Bukittinggi bukan sekadar kota wisata di dataran tinggi Sumatera Barat; ia adalah cerminan bagaimana faktor-faktor geografi membentuk identitas ruang dan aktivitas manusia. Kota yang berada di ketinggian sekitar 900--950 meter di atas permukaan laut ini menawarkan paduan antara keindahan bentang alam vulkanik, nilai sejarah kolonial, serta kehidupan sosial budaya masyarakat Minangkabau yang dinamis. Dari sisi geografi pariwisata, Bukittinggi menjadi contoh ideal bagaimana kondisi fisik, sosial, dan budaya suatu wilayah saling berinteraksi hingga menciptakan destinasi wisata yang berkelanjutan dan bernilai edukatif.
Secara administratif, Bukittinggi terletak di bagian tengah Provinsi Sumatera Barat, diapit oleh Gunung Singgalang dan Gunung Marapi. Posisi ini memberikan karakter iklim sejuk sepanjang tahun dan lanskap yang berbukit-bukit. Kondisi  geografis tersebut bukan hanya menciptakan panorama alam yang indah, tetapi juga memengaruhi pola pemukiman, transportasi, hingga aktivitas ekonomi yang berbasis pada sektor pariwisata.
1. Aspek Fisik Geografi: Alam Sebagai Modal Wisata
Aspek fisik menjadi fondasi utama dalam pembentukan karakter pariwisata Bukittinggi. Secara geologis, kawasan ini berada di jalur vulkanik aktif yang dikenal sebagai Bukit Barisan. Gunung Marapi yang masih aktif hingga kini menjadi elemen penting dalam morfologi kota dan sekitarnya. Aktivitas vulkanik masa lampau membentuk lembah-lembah subur serta ngarai yang spektakuler, salah satunya adalah Ngarai Sianok---lembah curam dengan kedalaman sekitar 100 meter yang membentang di sisi barat kota.

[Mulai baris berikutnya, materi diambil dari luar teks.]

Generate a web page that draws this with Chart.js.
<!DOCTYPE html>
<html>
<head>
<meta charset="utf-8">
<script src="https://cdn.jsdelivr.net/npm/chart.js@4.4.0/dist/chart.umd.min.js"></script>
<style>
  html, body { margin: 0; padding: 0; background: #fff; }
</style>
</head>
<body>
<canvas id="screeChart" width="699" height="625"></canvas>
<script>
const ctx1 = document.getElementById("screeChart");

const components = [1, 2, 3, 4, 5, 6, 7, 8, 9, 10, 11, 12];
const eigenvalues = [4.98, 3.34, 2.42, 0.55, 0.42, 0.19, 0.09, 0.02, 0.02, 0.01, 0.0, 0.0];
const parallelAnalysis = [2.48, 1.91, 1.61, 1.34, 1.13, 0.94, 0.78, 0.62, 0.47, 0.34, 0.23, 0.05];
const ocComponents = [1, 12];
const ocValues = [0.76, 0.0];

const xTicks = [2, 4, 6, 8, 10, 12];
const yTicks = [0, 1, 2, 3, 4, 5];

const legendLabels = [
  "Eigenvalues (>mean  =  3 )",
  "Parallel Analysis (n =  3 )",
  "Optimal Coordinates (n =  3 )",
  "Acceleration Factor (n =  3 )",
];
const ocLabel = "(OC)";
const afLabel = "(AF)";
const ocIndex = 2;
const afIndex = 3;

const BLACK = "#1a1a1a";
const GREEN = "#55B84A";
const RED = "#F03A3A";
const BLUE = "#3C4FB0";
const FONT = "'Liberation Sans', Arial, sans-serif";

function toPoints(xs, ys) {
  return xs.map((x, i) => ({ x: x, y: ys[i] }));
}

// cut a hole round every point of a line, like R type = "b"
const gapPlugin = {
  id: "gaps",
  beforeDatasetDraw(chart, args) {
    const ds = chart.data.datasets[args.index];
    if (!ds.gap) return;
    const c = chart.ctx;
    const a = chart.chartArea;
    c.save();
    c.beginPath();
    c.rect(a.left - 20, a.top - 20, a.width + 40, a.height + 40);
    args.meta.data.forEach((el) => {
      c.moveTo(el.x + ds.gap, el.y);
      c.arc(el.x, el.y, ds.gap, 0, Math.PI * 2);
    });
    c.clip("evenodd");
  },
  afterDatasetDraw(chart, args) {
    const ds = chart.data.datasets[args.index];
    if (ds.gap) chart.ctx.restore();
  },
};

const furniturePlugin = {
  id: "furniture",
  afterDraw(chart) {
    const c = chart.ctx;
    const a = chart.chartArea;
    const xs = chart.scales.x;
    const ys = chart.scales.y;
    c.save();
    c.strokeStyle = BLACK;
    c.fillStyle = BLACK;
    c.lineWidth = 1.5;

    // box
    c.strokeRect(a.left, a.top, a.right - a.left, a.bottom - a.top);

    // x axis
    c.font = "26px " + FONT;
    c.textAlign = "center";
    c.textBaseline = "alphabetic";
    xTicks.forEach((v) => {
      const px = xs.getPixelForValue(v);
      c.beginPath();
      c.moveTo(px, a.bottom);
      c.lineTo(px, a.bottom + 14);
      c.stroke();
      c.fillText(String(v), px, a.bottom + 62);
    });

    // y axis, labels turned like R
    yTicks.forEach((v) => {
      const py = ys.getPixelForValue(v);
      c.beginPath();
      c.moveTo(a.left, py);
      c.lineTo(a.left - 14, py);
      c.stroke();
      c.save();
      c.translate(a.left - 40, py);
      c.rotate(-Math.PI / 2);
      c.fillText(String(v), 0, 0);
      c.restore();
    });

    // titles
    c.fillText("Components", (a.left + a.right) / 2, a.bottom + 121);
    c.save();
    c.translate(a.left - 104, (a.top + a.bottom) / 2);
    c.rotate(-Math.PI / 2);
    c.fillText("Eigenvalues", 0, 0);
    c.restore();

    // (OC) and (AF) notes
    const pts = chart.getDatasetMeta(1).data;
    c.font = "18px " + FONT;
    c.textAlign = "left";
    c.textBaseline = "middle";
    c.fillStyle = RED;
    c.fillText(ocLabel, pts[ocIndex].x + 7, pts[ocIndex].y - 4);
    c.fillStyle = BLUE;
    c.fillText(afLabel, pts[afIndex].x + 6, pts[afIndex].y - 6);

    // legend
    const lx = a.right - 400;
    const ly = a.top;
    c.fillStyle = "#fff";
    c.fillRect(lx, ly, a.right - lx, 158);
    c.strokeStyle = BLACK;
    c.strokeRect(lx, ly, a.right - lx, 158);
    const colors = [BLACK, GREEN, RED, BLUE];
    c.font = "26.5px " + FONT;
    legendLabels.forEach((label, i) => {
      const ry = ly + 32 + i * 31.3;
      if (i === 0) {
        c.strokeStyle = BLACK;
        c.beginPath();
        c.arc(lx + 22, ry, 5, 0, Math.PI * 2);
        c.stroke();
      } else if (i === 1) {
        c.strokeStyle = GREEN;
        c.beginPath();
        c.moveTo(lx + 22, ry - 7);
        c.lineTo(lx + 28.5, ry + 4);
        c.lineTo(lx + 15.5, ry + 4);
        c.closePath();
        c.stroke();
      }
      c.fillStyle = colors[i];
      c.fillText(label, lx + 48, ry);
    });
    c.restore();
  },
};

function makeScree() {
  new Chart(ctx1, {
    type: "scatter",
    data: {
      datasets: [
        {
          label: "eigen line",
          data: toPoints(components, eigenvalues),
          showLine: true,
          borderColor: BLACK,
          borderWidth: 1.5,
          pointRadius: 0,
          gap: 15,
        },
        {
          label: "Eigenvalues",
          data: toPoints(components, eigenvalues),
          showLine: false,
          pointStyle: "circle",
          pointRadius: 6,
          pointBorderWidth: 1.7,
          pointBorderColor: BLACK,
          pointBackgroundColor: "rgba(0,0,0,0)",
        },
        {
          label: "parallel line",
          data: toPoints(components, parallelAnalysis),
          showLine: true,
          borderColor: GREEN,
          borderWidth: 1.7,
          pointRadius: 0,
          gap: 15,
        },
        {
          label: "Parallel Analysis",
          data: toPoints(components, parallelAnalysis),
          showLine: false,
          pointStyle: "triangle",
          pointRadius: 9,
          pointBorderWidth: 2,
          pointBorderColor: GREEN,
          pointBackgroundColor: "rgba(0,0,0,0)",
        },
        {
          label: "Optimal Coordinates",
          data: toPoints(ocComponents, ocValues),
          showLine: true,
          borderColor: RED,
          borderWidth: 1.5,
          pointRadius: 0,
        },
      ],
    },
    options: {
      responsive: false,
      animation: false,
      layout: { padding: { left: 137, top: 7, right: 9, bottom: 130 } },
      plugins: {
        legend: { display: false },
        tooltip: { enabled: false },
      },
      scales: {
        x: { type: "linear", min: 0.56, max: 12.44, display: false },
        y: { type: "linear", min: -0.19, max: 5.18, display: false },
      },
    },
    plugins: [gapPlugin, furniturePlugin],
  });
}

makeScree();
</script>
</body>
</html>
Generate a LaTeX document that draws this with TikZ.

Ngarai Sianok bukan hanya daya tarik visual, melainkan juga laboratorium alam bagi para geolog dan pecinta ekowisata. Vegetasi tropis yang tumbuh di sepanjang lereng lembah menambah kekayaan hayati kawasan ini. Kombinasi antara keindahan lanskap, kesuburan tanah, dan kesejukan udara menjadi alasan utama mengapa Bukittinggi berkembang menjadi destinasi wisata alam unggulan di Sumatera Barat.
Selain itu, topografi yang berbukit dan curam juga memengaruhi persebaran ruang kota. Jalan-jalan di Bukittinggi cenderung berliku dan bertingkat, namun hal ini justru memberi nuansa khas yang membedakannya dari kota-kota dataran rendah. Setiap sudut kota menawarkan pemandangan berbeda---mulai dari latar Gunung Singgalang yang megah hingga lembah yang hijau di kejauhan.
2. Aspek Sosial dan Budaya: Kearifan Lokal dalam Pariwisata
Daya tarik Bukittinggi tidak hanya bersumber dari alamnya, tetapi juga dari masyarakatnya yang masih memegang teguh nilai-nilai budaya Minangkabau. Sistem sosial matrilineal, rumah adat berbentuk gonjong, hingga tradisi pasar rakyat menjadi bagian tak terpisahkan dari kehidupan sehari-hari.
Salah satu contoh nyata perpaduan antara budaya dan pariwisata adalah Pasar Atas dan Pasar Bawah, dua kawasan perdagangan tradisional yang menjadi pusat interaksi sosial sekaligus daya tarik wisata belanja. Wisatawan dapat menemukan berbagai produk khas, mulai dari tenun songket, kerajinan perak, hingga kuliner ikonik seperti rendang dan kerupuk sanjai. Aktivitas ekonomi di pasar ini menunjukkan bagaimana nilai-nilai sosial seperti gotong royong dan jaringan kekerabatan masih kuat dalam menopang ekonomi lokal.
Budaya Minangkabau juga hadir dalam bentuk seni pertunjukan dan festival. Misalnya, Festival Pesona Budaya Minangkabau yang rutin diadakan di Bukittinggi menampilkan beragam tarian tradisional seperti Tari Piring dan Randai. Kegiatan semacam ini tidak hanya berfungsi sebagai hiburan, tetapi juga sebagai media pelestarian budaya serta promosi wisata budaya yang berkelanjutan.